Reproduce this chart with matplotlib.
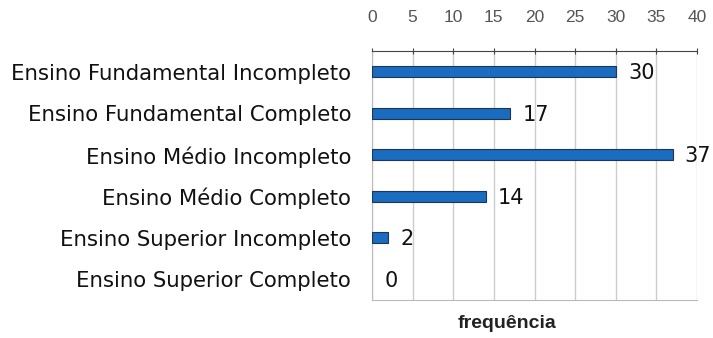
import matplotlib
matplotlib.use("Agg")
import matplotlib.pyplot as plt

# escolaridade dos respondentes
categorias = [
    "Ensino Fundamental Incompleto",
    "Ensino Fundamental Completo",
    "Ensino Médio Incompleto",
    "Ensino Médio Completo",
    "Ensino Superior Incompleto",
    "Ensino Superior Completo",
]
frequencias = [30, 17, 37, 14, 2, 0]
ticks_x = [0, 5, 10, 15, 20, 25, 30, 35, 40]

plt.rcParams["font.family"] = ["Liberation Sans", "DejaVu Sans"]
fonte_rotulos = ["DejaVu Sans"]

fig = plt.figure(figsize=(7.13, 3.38), dpi=100)
ax = fig.add_axes([0.5217, 0.1124, 0.4559, 0.7366])

pos = list(range(len(categorias)))
# barra com valor zero fica sem contorno
larguras_borda = [0.8 if v > 0 else 0 for v in frequencias]
ax.barh(pos, frequencias, height=0.27, color="#1a6cc0",
        edgecolor="#1f3550", linewidth=larguras_borda, zorder=3)

for p, v in zip(pos, frequencias):
    ax.text(v + 1.5, p + 0.03, str(v), va="center", ha="left",
            fontsize=15, color="#111111", family=fonte_rotulos)

ax.set_xlim(0, 40)
ax.set_ylim(len(categorias) - 0.5, -0.5)
ax.set_yticks(pos)
ax.set_yticklabels(categorias, fontsize=15.3, color="#111111",
                   family=fonte_rotulos)
ax.tick_params(axis="y", length=0, pad=15)

ax.xaxis.tick_top()
ax.set_xticks(ticks_x)
ax.set_xticklabels([str(t) for t in ticks_x], fontsize=12.5, color="#555555")
ax.tick_params(axis="x", length=5, direction="inout", color="#444444", pad=16)
ax.grid(axis="x", color="#cccccc", linewidth=1, zorder=0)

ax.spines["top"].set_color("#444444")
ax.spines["left"].set_color("#bbbbbb")
ax.spines["bottom"].set_color("#bbbbbb")
ax.spines["right"].set_visible(False)

fig.text(0.711, 0.03, "frequência", ha="center", fontsize=14,
         fontweight="bold", color="#222222")

fig.savefig("out.png", dpi=100, facecolor="white")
+++
▸ **Aim of the exercise**
Pictures excluded, quote all the data above exactly.

▸ **Task output**
Reproduce this chart with matplotlib.
import matplotlib
matplotlib.use("Agg")
import matplotlib.pyplot as plt

# escolaridade dos respondentes
categorias = [
    "Ensino Fundamental Incompleto",
    "Ensino Fundamental Completo",
    "Ensino Médio Incompleto",
    "Ensino Médio Completo",
    "Ensino Superior Incompleto",
    "Ensino Superior Completo",
]
frequencias = [30, 17, 37, 14, 2, 0]
ticks_x = [0, 5, 10, 15, 20, 25, 30, 35, 40]

plt.rcParams["font.family"] = ["Liberation Sans", "DejaVu Sans"]
fonte_rotulos = ["DejaVu Sans"]

fig = plt.figure(figsize=(7.13, 3.38), dpi=100)
ax = fig.add_axes([0.5217, 0.1124, 0.4559, 0.7366])

pos = list(range(len(categorias)))
# barra com valor zero fica sem contorno
larguras_borda = [0.8 if v > 0 else 0 for v in frequencias]
ax.barh(pos, frequencias, height=0.27, color="#1a6cc0",
        edgecolor="#1f3550", linewidth=larguras_borda, zorder=3)

for p, v in zip(pos, frequencias):
    ax.text(v + 1.5, p + 0.03, str(v), va="center", ha="left",
            fontsize=15, color="#111111", family=fonte_rotulos)

ax.set_xlim(0, 40)
ax.set_ylim(len(categorias) - 0.5, -0.5)
ax.set_yticks(pos)
ax.set_yticklabels(categorias, fontsize=15.3, color="#111111",
                   family=fonte_rotulos)
ax.tick_params(axis="y", length=0, pad=15)

ax.xaxis.tick_top()
ax.set_xticks(ticks_x)
ax.set_xticklabels([str(t) for t in ticks_x], fontsize=12.5, color="#555555")
ax.tick_params(axis="x", length=5, direction="inout", color="#444444", pad=16)
ax.grid(axis="x", color="#cccccc", linewidth=1, zorder=0)

ax.spines["top"].set_color("#444444")
ax.spines["left"].set_color("#bbbbbb")
ax.spines["bottom"].set_color("#bbbbbb")
ax.spines["right"].set_visible(False)

fig.text(0.711, 0.03, "frequência", ha="center", fontsize=14,
         fontweight="bold", color="#222222")

fig.savefig("out.png", dpi=100, facecolor="white")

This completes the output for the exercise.